Now like I said, 90% of the time I use Stabilize, Crop, Auto-scale, where it'll then apply a scale, and then under Auto-scale, it tells you how much. Stabilize, Synthesize Edges is really cool because this will not only stabilize the footage, but it will analyze the footage and then recreate the edges of the image using a very similar technology to what Photoshop uses with the Content-Aware Fill. Now I just want to use Stabilize, Crop, and Auto-scale, so we'll set it to that.
If we take a peek at the Advanced section, you can see we could perform a Detailed Analysis by just adding the selection and then continue to refine the footage by reducing any Rolling Shutter Ripple. This is what happens if the shutter rate on your camera is set at a level to where you'll notice kind of tearing moving though the image. So most of the time I just leave that for Automatic Reduction, and then when it's finished, you can go ahead and load up another RAM Preview.
I'll rejoin you in a second after our Stabilizer has gone through and analyzed this image. All right, now the Warp Stabilizer has finished doing what it needs to do to process our image.
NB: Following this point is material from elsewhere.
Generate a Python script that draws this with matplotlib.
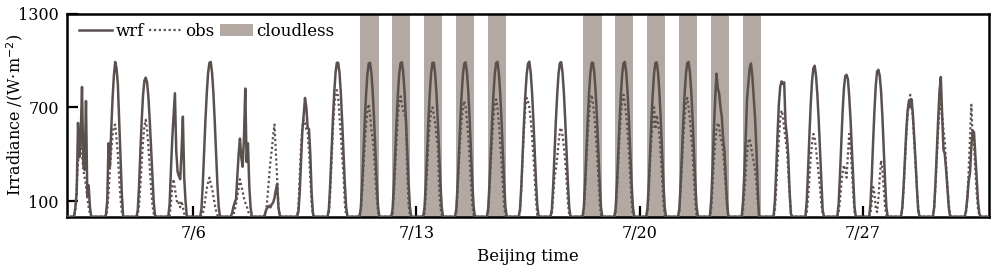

Let's go ahead and load up a RAM Preview and see what the results are. All right, now again, I'm just going to press the Spacebar so we can watch the first couple of seconds that have been cached into the Preview. And as you can see, this shot is a lot more stable. So when it comes to using the Warp Stabilizer, just remember, you need to pre-compose any layer that currently has effects.
So the Warp Stabilizer has "a clean piece of footage" to start building the Stabilize on. Then it's just a question of pulling through the menus and deciding exactly how you want to scale the image, crop the image, or just how detailed you want your stabilization to be.